The idea of play is important to Byers’ work. Play moves the functional processes of craft into the realm of art. In this body of work, Byers responds to both childhood memory and to the childlike quality that is inherent in play. But the work, like his stories, is multi-layered. Byers’ assertion that ‘Before materiality comes thought’, suggests a process that recalls the ideas of Richard Sennett (The Craftsman, 2008), who wrote of the abilities required of a craftsman: making a matter concrete, reflecting on its qualities and expanding its sense.
Drawing is at the core of Byers’ creativity and allows the transition of ideas and materials into form. The process commences when he attempts to catch the ethereal, materialising his thoughts in his journals – each drawing having the potential to become the precursor to a sculptural object. Against this apparently intuitive yet deliberate thinking, is a calling up of craft, through which the initial images are interpreted as engineering drawings in preparation for making. Finally, when a sculptural form has been completed, a drawing is made that captures its new existence, the outcome of thinking, drawing, making, of work certainly but also of play.

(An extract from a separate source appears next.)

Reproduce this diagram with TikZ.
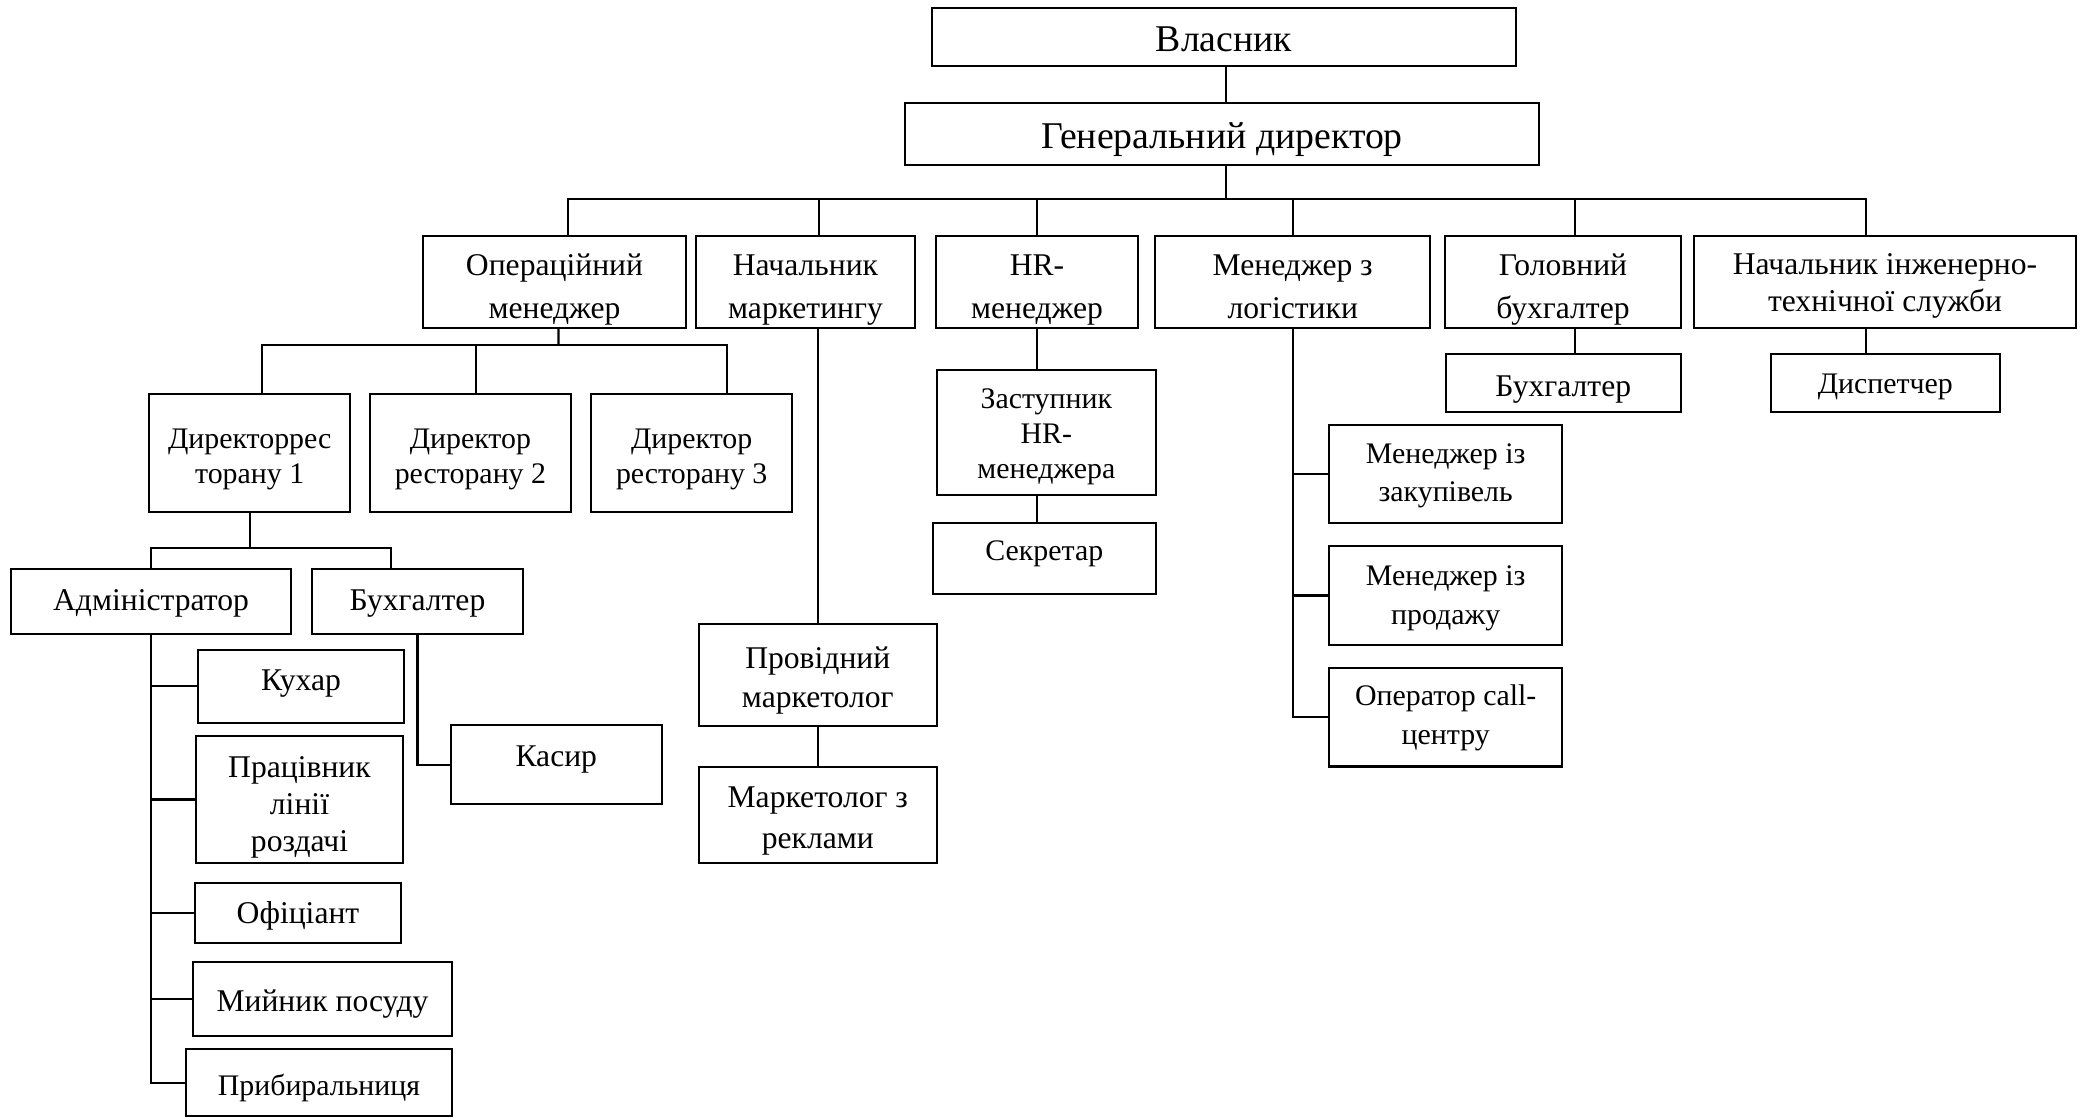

The ritual of thinking, planning, drawing, cutting and assembling is one of simplicity, of paring back. It is also something that Byers applies to his own life, which is irrevocably his art and remains in a perpetually transitory state. The need for a stabilising ritual within this constant movement might have some origins in an intense, perhaps obsessive childhood experience of religion, a sparseness of external form that belies the passions within. The gallery-as-container for forms restrained by a ritualistic practice (thinking, delineating,
incising and repeating) is a familiar space, where each component is observed in a childlike way – not simply reiterated and fragmented but now playful and relational. Ritual is materialised in towers and buttresses, perpendiculars and curves, each reduced to what is necessary to fulfil a function.
So the Gallery space, with its ecclesiastical origins, cradles Ross Byers’ individual forms which, in turn, complement the architecture. Components talk to each other, recognise familial connections and play on formal relationships. In their simplicity life, art and architecture become family, each extending the hand of welcome and of making.